The Indian e-commerce sector seems to have turned into a battleground for two American giants.

Over the recent weeks, several news reports have suggested that retail major Walmart and e-commerce behemoth Amazon are in the fray to acquire a majority stake in Bengaluru-based Flipkart. Currently, Japan’s Softbank is the largest investor in the company.

Last week, Reuters reported that Arkansas-based retail giant Walmart has completed its due diligence on Flipkart and has made a proposal to buy a 51% stake in it for between $10 billion (Rs66,527.5 crore) and $12 billion (Rs79,833 crore). The deal could close by the end of June, the news agency said.

Why Flipkart matters?

Despite its mounting losses, Flipkart is widely considered one of the most successful Indian startups. Holding a controlling stake in the company can go a long way in ensuring a win in the Indian retail space.

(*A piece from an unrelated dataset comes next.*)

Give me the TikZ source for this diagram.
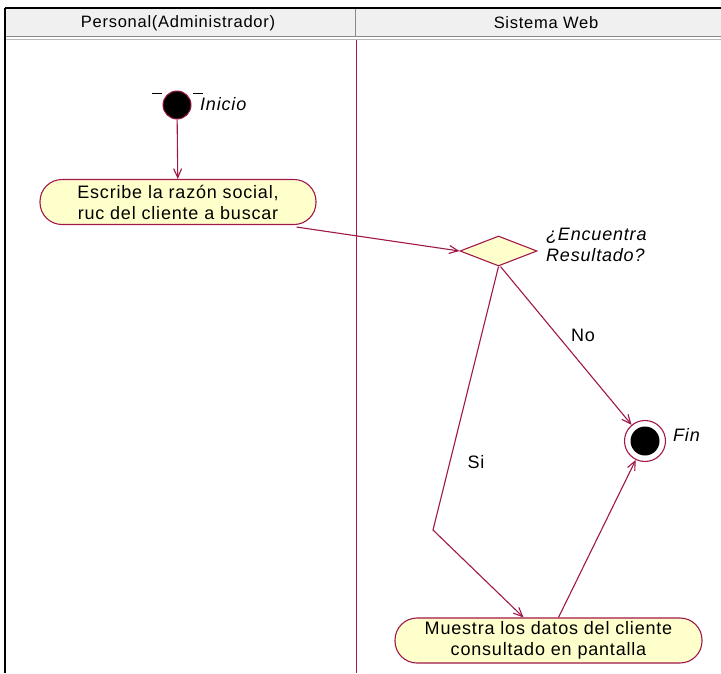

For one, Flipkart is the world’s third-most funded private company, having raised over $7 billion from some of the best-known global investors such as Softbank, Tiger Global, DST Global, Morgan Stanley, and Accel Partners, among others.

Founded in 2008 by IIT-Delhi alumni Sachin Basal and Binny Bansal (not related), Flipkart is the most valued Indian internet business, commanding a peak valuation of over $15 billion.

Flipkart has a higher level of trust among Indian shoppers as compared to even Amazon, according to a December survey by e-commerce advisory firm RedSeer Consulting.